En réponse à une autre question soulevée par Joël Labbé, de nombreuses recherches sont conduites en Martinique sur les variétés et les espèces. N'oublions pas qu'en zone tropicale humide les conditions climatiques sont très différentes de l'Europe continentale.

Les Ultramarins ont à coeur de produire des produits de qualité et nous attendons que l'Hexagone se comporte comme l'Espagne qui consomme d'abord les produits des Canaries, à l'instar de leur banane locale qui bénéficie d'un prix constant toute l'année. C'est là un comportement citoyen dont nous ferions bien de nous inspirer.

J'en reviens à l'analyse budgétaire stricto sensu. Les crédits alloués au outre-mer l'État ne se limitent pas aux deux milliards d'euros du budget que nous examinons. En totalisant l'ensemble des missions on atteint quinze milliards et le document « orange » de politique transversale retrace cet effort de l'État.
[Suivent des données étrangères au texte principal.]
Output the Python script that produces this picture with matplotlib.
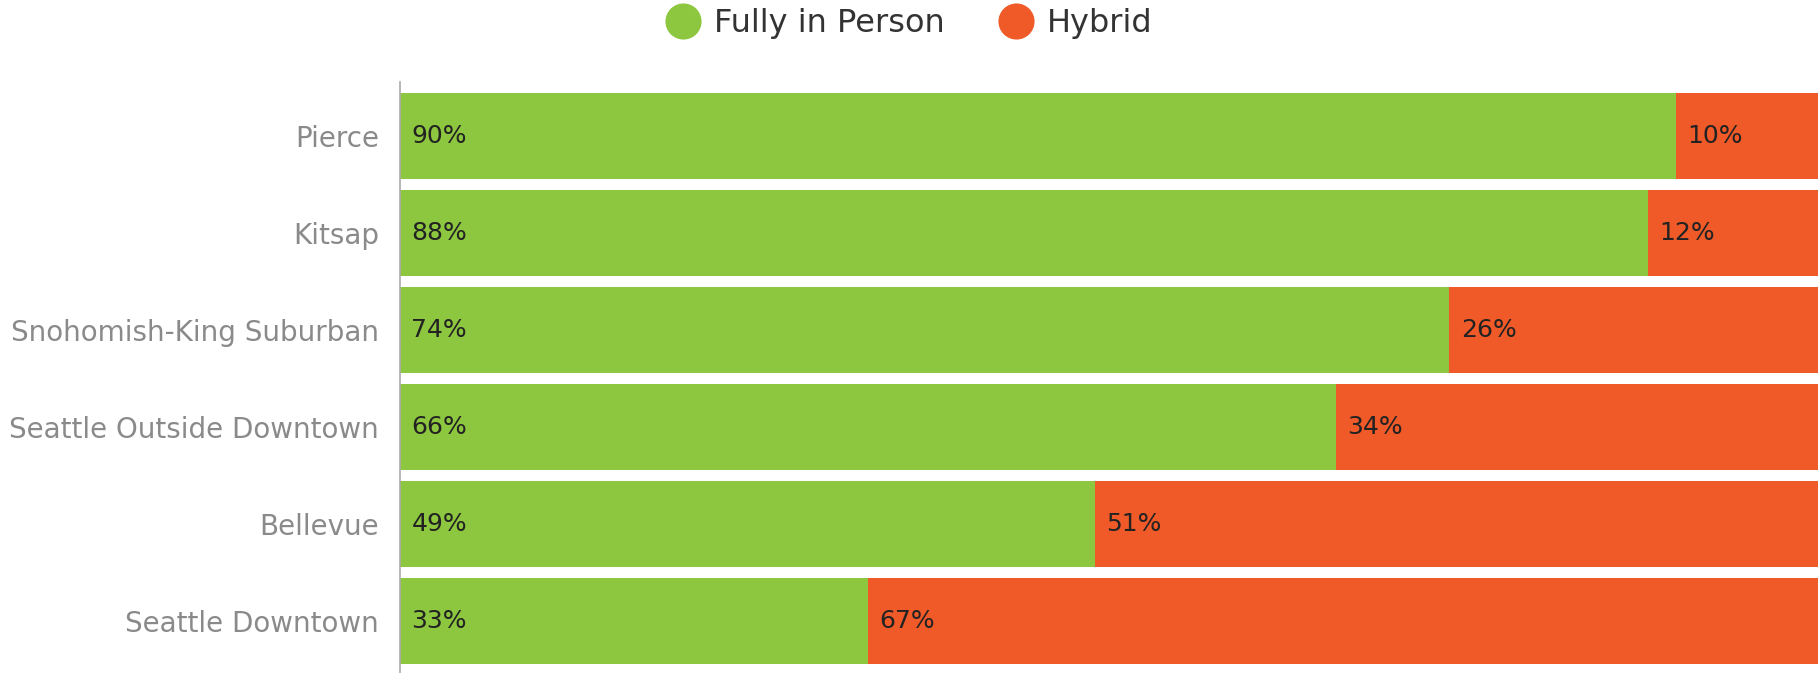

Le projet de loi sur l'égalité réelle outre-mer est bienvenu mais, ne nous privons pas de le dire sur le ton de la plaisanterie, il arrive un peu tard car je rappelle que nous sommes départements français depuis soixante-dix ans et la départementalisation était le résultat d'un combat pour l'égalité. Les Caribéens se sont d'abord battus pour la liberté en brisant le joug de l'esclavage et il nous a fallu attendre longtemps pour obtenir l'égalité de droit.